▸ DESCRIPTION OF THE TASK
Your task is to copy each line that has the word "Write".

▸ ITEMS
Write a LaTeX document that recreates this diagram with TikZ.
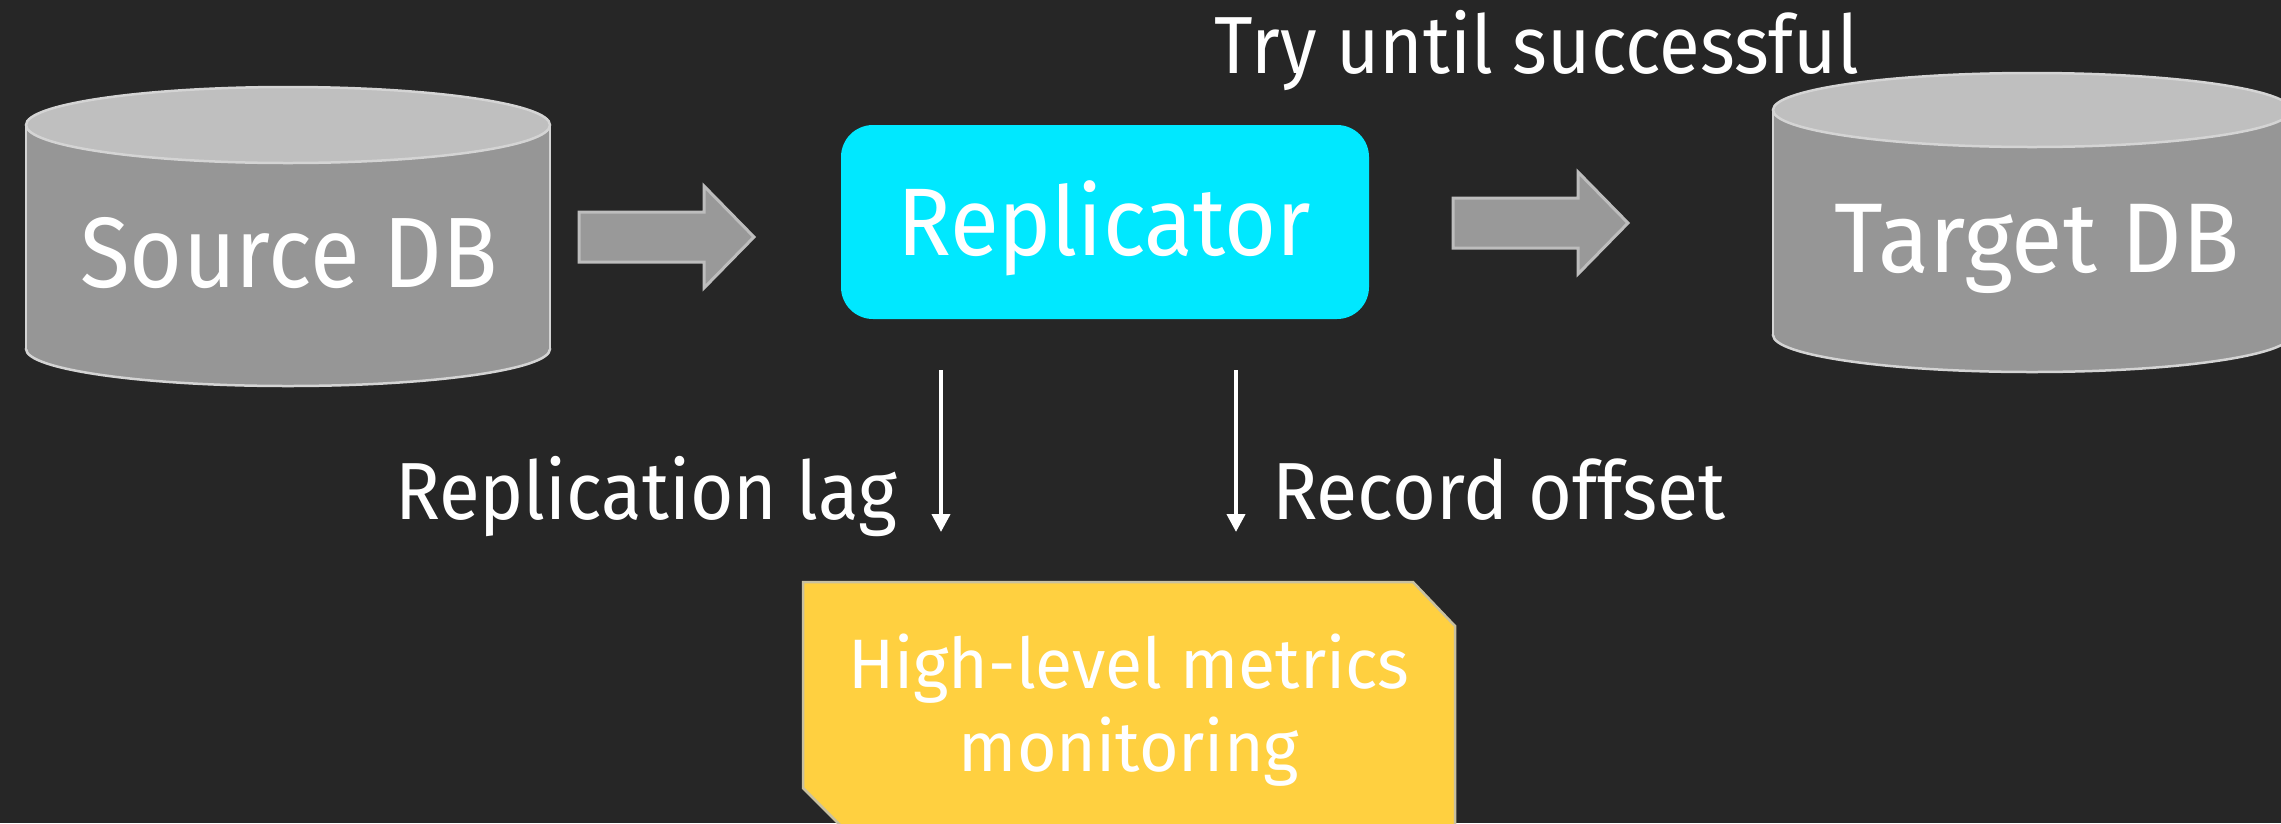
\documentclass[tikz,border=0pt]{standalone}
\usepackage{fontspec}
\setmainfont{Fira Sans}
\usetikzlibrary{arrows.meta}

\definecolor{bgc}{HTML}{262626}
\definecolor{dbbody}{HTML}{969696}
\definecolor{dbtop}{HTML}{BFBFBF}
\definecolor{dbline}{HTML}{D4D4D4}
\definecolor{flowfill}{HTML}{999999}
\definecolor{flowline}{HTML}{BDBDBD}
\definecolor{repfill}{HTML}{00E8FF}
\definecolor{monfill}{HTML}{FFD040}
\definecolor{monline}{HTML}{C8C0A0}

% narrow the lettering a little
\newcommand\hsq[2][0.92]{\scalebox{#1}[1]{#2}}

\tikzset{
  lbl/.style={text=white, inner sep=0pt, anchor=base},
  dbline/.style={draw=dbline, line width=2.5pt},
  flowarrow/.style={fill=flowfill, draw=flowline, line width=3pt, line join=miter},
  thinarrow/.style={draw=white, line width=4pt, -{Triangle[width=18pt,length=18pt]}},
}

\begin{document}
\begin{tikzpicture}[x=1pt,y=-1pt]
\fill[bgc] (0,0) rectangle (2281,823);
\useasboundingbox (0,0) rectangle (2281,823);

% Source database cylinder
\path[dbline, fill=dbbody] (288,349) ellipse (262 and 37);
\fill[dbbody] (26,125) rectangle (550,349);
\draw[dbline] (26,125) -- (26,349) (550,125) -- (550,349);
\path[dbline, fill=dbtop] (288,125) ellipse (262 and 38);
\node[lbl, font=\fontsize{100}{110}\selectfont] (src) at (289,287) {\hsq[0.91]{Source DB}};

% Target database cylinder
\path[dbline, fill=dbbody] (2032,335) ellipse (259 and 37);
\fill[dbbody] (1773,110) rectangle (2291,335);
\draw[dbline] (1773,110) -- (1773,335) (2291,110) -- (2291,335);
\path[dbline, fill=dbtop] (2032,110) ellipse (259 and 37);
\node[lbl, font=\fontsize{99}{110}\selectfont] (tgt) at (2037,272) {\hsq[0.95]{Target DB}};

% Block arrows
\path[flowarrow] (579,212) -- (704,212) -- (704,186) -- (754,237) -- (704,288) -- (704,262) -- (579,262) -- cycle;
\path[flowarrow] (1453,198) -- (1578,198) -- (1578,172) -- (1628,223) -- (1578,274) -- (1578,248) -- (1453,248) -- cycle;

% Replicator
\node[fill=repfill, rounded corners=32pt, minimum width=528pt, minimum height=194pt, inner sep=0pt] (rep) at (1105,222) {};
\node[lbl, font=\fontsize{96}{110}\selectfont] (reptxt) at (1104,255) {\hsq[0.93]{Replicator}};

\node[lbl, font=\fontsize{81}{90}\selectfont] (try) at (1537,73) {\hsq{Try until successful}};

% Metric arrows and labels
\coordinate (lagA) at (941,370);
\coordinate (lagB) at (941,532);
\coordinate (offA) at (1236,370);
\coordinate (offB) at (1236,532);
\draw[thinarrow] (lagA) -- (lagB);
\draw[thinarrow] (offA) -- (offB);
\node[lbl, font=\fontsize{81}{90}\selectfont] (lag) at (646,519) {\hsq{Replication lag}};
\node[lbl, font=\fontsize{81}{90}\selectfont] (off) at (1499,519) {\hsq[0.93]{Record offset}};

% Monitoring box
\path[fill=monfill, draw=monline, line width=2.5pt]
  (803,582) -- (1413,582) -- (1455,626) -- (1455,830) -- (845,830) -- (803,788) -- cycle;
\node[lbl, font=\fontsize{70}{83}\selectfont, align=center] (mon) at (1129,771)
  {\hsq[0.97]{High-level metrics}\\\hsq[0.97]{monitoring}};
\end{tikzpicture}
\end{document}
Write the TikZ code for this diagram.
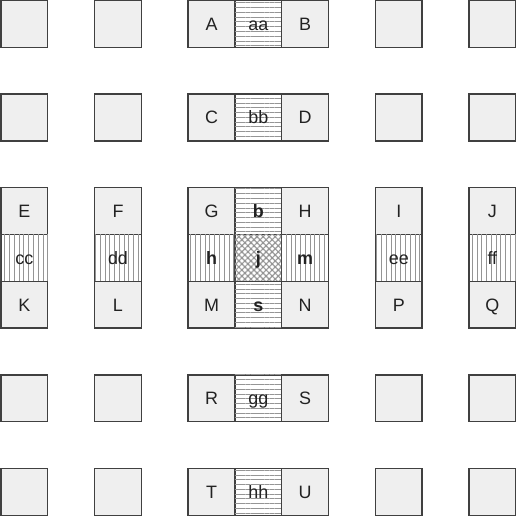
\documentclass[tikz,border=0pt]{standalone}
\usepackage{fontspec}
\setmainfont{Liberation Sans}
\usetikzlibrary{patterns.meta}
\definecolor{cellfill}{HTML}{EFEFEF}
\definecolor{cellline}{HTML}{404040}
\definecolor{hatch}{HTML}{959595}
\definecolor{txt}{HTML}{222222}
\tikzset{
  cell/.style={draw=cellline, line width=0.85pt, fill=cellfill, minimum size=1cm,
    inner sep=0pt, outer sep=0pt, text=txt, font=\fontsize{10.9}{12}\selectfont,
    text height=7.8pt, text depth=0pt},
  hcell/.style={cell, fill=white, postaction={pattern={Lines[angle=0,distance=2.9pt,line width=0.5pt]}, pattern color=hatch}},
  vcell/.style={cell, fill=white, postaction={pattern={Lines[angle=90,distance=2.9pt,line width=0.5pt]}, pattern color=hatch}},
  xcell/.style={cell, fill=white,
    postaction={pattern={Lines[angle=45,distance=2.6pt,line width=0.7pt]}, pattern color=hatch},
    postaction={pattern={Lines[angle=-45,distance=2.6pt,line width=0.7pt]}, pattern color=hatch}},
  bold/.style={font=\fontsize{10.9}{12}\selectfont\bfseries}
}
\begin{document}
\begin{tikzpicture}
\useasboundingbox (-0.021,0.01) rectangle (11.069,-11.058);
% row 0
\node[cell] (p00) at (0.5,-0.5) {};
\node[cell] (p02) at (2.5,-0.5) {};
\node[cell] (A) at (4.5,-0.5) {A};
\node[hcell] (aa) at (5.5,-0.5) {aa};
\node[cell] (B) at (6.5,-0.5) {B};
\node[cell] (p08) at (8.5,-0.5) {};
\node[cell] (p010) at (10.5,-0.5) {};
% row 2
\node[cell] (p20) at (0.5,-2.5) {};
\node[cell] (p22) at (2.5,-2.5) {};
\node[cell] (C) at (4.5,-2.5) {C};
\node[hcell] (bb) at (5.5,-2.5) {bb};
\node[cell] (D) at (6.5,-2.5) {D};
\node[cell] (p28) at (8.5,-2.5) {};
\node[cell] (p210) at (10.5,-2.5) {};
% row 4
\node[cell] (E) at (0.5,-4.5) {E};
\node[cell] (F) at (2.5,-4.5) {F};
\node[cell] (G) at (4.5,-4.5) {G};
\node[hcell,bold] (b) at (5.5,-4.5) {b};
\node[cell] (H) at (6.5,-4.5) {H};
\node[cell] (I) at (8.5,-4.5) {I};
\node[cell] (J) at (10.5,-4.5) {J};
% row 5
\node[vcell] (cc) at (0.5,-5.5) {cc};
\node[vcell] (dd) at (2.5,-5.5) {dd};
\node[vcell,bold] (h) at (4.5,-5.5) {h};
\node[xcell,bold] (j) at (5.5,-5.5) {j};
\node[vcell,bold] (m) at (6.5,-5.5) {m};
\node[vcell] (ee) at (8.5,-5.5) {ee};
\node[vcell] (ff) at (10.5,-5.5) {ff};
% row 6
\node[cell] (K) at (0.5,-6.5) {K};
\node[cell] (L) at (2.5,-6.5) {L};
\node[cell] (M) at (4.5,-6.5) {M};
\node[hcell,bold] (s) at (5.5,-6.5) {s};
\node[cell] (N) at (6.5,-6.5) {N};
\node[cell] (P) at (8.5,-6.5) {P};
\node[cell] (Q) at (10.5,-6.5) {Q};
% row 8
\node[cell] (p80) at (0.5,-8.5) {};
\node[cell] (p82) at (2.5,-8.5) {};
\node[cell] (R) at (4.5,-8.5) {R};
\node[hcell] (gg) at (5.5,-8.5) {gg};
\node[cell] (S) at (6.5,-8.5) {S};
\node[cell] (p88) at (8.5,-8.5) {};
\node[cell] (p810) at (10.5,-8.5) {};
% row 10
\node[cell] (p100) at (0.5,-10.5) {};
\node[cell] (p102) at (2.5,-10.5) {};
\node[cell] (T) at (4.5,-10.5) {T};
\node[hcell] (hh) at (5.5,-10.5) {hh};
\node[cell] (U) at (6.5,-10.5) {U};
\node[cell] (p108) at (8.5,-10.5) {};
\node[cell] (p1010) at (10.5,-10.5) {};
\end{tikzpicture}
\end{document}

▸ RESULT
Write a LaTeX document that recreates this diagram with TikZ.
Write the TikZ code for this diagram.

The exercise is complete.